Metro pas pe roule lor so revenus, trop tiguit pou li sa. D’après les chiffres qu’Alan Ganoo a donné au Parlement, le nombre de passagers du métro a baissé de 10% sur une période d’un an. La première fois que je lui avais posé une question, il ne m’avait pas donné de chiffres, mais il avait précisé qu’il y a en moyenne 50 000 passagers par jour. Or, la semaine dernière, il m’a répondu qu’il y a environ 45 000 passagers en moyenne par jour. Ce qui sous-entend que le nombre de voyageurs a baissé. D’ailleurs, un tiers de ces voyageurs ne paient pas, étant des personnes âgées et des étudiants. En d’autres mots, il y a seulement 30 000 voyageurs qui paient par jour. Si un billet coûte Rs 35, cela fait environ un million de roupies. Seki bien bas, avec toutes les dépenses qui y sont associées.
Je vous donne un exemple : Metro Express a un contrat de Rs 500 millions étalé sur 5 ans avec la compagnie CAF. 100 jours ki Metro roulé, so kas alle pou CAF, so consultants et travayers étrangers ki dans Maurice. Il y a un autre scandale sur les contrats de publicités obtenus par Metro Express Ltd. C’est un vrai scandale ! Nous avons les chiffres et nous les révèlerons très prochainement.
Q : Mais quand comptez-vous faire toutes ces révélations ?
Il y a pas mal de problèmes concernant le Metro Express. Il y a d’abord un problème de rentabilité. Ensuite, les problèmes d’inondations causés par les travaux de MEL à Saint-Jean, Riche-Lieu et Caudan. Il y a aussi un problème de congestion et de sécurité routière et ferroviaire (il donne des chiffres concernant les accidents). À l’époque, Nando Bodha m’avait dit, lors d’une de mes questions parlementaires, que Dass Mootanah détient un PhD en Risk Management. Mais il n’a pu toutefois gérer tous ces risques. Le seul risque qu’il a bien géré, c’est le risque qu’il y a s’il reste au pays à l’approche des élections. Line tuite line allé.
Q : Le Premier ministre et le gouvernement parlent de « réalisations exceptionnelles » en ce qu’il s’agit des logements sociaux. Est-ce le cas lorsque vous analysez les chiffres ?
Le Premier ministre et le ministre se targuent souvent d’avoir construit plus de logements que l’ancien gouvernement travailliste. Encore une fois, I beg to differ. Lorsque nous construisions les maisons, nous suivions les ‘tender procedures’. Mais il n’y a pas eu de ‘tender’ pour les 8000 logements que ce gouvernement a construit. Des logements sociaux ont été construits par des contracteurs à Rs 2, 7 millions par unité. Be si nou osi nou pa ti suive tender procedures au gouvernement travailliste, be nou ti kapave construire 20 000 ! Obeegadoo doit comprendre qu’il a fait un exercice qui ne nous permet pas de savoir si ces logements coûtent bon marché ou chers.

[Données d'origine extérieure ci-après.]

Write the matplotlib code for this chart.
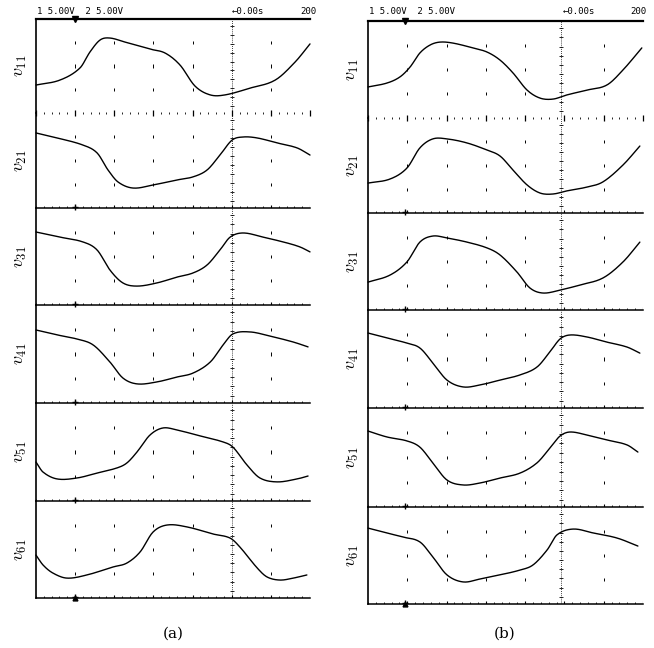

La semaine dernière, un groupe de petits contracteurs est venu voir notre équipe chargée de préparer le programme gouvernemental, y compris moi-même. Ils nous ont dit que ces contracteurs qui ont obtenu Rs 2, 7 millions/ unité pour la construction des maisons sociaux ont sous-loué le travail avec eux pour un tiers du montant obtenu par unité. C’est scandaleux !
Q : Pour terminer, dites-nous où vous en êtes avec la préparation du programme électoral du PTr-MMM-ND ?
Je ne pourrai évidemment pas vous dévoiler ce qu’il contient. Mais nous avons touché tous les secteurs qu’il faut et je remercie tous ceux que nous avons consultés et qui ont soumis des propositions dans un esprit de démocratie participative. A ce stade, nous avons achevé 90% du travail. Je suis confiant qu’une première ébauche pourrait être prête cette semaine. Le processus requerra toutefois qu’on fasse un tamisage avant de la présenter aux leaders de l’alliance pour leur point de vue. Le but, c’est d’avant tout de présenter un programme réalisable qui fera la différence pour le pays et les Mauriciens.